ただの人
肩書
人を判断するにあたって、当たり前のように使っているのが肩書だね。どこに所属してどんな地位にあるのかだけを見るのに便利だ。だからその内容はともかく、肩書があることでコミュニケーションコストをぐっと下げているわけだ。ところがその肩書とやらは、そんなに絶対的な価値を表すものではないことも知っている。だから肩書だけではその本質を見極めることすら困難であることもわかっているだろう。逆に言えばそれぐらい本質を見極めることがとても骨が折れるわけだね。だからお墨付きとか肩書で一旦のわかったつもりでいるわけだ。それが通用する時代は、とにかく言い訳として使えるぐらいであって、その人の人となりを見極める時代においてはなんの役にもたたないどころか余計なバイアスがかかってしまってもはや邪魔でもあるわけだ。
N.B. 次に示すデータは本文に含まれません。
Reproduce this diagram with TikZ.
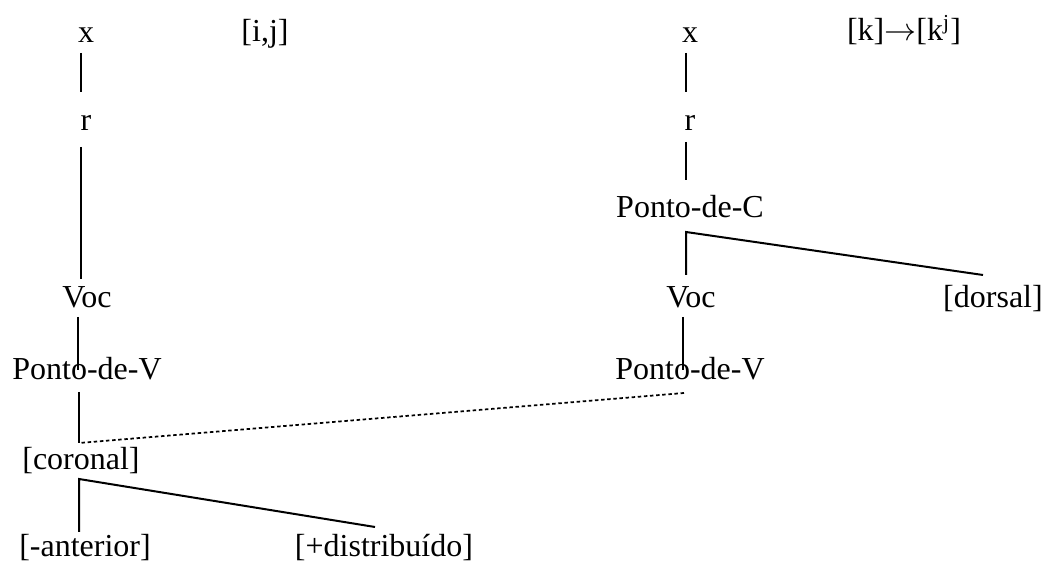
\documentclass[tikz,border=0pt]{standalone}
\usepackage{fontspec}
\setmainfont{Liberation Serif}
\usetikzlibrary{positioning}

\tikzset{
  feat/.style={anchor=base, inner sep=0pt, font=\fontsize{12}{14}\selectfont},
  assoc/.style={line width=0.75pt},
  spread/.style={line width=0.65pt, dash pattern=on 1.3pt off 1pt}
}

\begin{document}
\begin{tikzpicture}[x=0.375pt, y=-0.375pt]
\useasboundingbox (0,0) rectangle (1044,562);

% palatalizacao [i,j]
\node[feat] (xL)   at (86,43)  {x};
\node[feat] (segL) at (265,42) {[i,j]};
\node[feat] (rL)   at (86,131) {r};
\node[feat] (vocL) at (87,308) {Voc};
\node[feat] (pvL)  at (87,380) {Ponto-de-V};
\node[feat] (cor)  at (81,470) {[coronal]};
\node[feat] (ant)  at (85,557) {[-anterior]};
\node[feat] (dist) at (384,557) {[+distribuído]};

% [k] -> [k^j]
\node[feat] (xR)   at (690,43)  {x};
\node[feat] (segR) at (904,41)  {[k]$\rightarrow$[k\textsuperscript{j}]};
\node[feat] (rR)   at (690,131) {r};
\node[feat] (pcR)  at (690,218) {Ponto-de-C};
\node[feat] (vocR) at (691,308) {Voc};
\node[feat] (dor)  at (993,308) {[dorsal]};
\node[feat] (pvR)  at (690,380) {Ponto-de-V};

% pontos das linhas
\coordinate (xL-r)   at (81,53);
\coordinate (rL-x)   at (81,92);
\coordinate (rL-v)   at (81,147);
\coordinate (vocL-r) at (81,279);
\coordinate (vocL-p) at (78,317);
\coordinate (pvL-v)  at (78,370);
\coordinate (pvL-c)  at (79,392);
\coordinate (cor-p)  at (79,443);
\coordinate (cor-b)  at (79,479);
\coordinate (ant-c)  at (79,532);
\coordinate (dist-c) at (375,527);

\coordinate (xR-r)   at (686,53);
\coordinate (rR-x)   at (686,92);
\coordinate (rR-p)   at (686,142);
\coordinate (pcR-r)  at (686,180);
\coordinate (pcR-b)  at (686,232);
\coordinate (vocR-p) at (686,275);
\coordinate (dor-p)  at (983,275);
\coordinate (vocR-v) at (683,317);
\coordinate (pvR-v)  at (683,370);
\coordinate (pvR-c)  at (684,393);

\draw[assoc] (xL-r) -- (rL-x);
\draw[assoc] (rL-v) -- (vocL-r);
\draw[assoc] (vocL-p) -- (pvL-v);
\draw[assoc] (pvL-c) -- (cor-p);
\draw[assoc] (ant-c) -- (cor-b) -- (dist-c);

\draw[assoc] (xR-r) -- (rR-x);
\draw[assoc] (rR-p) -- (pcR-r);
\draw[assoc] (vocR-p) -- (pcR-b) -- (dor-p);
\draw[assoc] (vocR-v) -- (pvR-v);

\draw[spread] (pvR-c) -- (cor-p);
\end{tikzpicture}
\end{document}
地位や名誉や年収で選んでしまうと、絶対に幸せになんてなれないことがわかりつつも、初対面の人を判断する力がなければそれに頼るしかない。だから未だに一次評価としての指標としてそれがはびこっているわけだね。
本質
だからといって、その人の本質を判断するにはかなりの経験やスキルが物を言うことになる。だからあなたがそれらを一瞬にして見通す力がないわけだ。そこで便利な指標として肩書がある。それほど有名企業に努めて、有名大学を卒業し、年収もそこそこで、地位もあるのならば悪い人ではないという判断を誰もでも簡単に下すことが可能となるわけだ。そのうえで、じっくりと時間をかけてその人の本質を見極めていけばいいという時間稼ぎとなる。だからいわばスクリーニングとしての効果は絶大だと思っているね。ところがそれらの判断が今までは大まかに妥当性を持っていたかもしれないけれども、もはやそんな型にはまった人はなんの価値もないぐらいに時代は変化してしまったね。決められたレールで決められたことをしっかりやれる人という大まかな評価だけでは、どんどん変化していく時代にはもはや対応することが難しくなっているからだ。むしろどんなことが起こってもへこたれない柔軟で強靭な精神性を求められている今では、誰かの言う通りに無難にこなす能力だけではなんともならないわけだからね。
捨てる勇気
そんな時代においては、もはや肩書はプラスよりもマイナス要因になりうるわけだ。どれだけ社会に従順で言われたとおりにできる能力があったとしても、自ら問いを掲げてそれに向かって答えのない時代を生き抜く力はむしろ犠牲にしてきたからこその肩書だからだ。逆に言えばそれだけの地位と名誉を持ってしても、それに依拠するだけの人には何ら価値はなくなっている。それよりもガラガラポンで組織や社会が崩壊していく中で、新たな秩序を構築できる人が求められているからだね。既存の肩書などはもはやオワコンであり、これまでにないポジションとして動けるかどうかが肝心なわけだ。肩書とはこれまでの社会をなぞったものでしかない。そんなものに振り回されたり、そのために努力してきた人はむしろ変化を嫌う傾向にあるわけだ。せっかく苦労してそこまでたどり着いたという思考では、どうなるかわからない世界を冒険する勇気はもはや失われてしまっているだろうからね。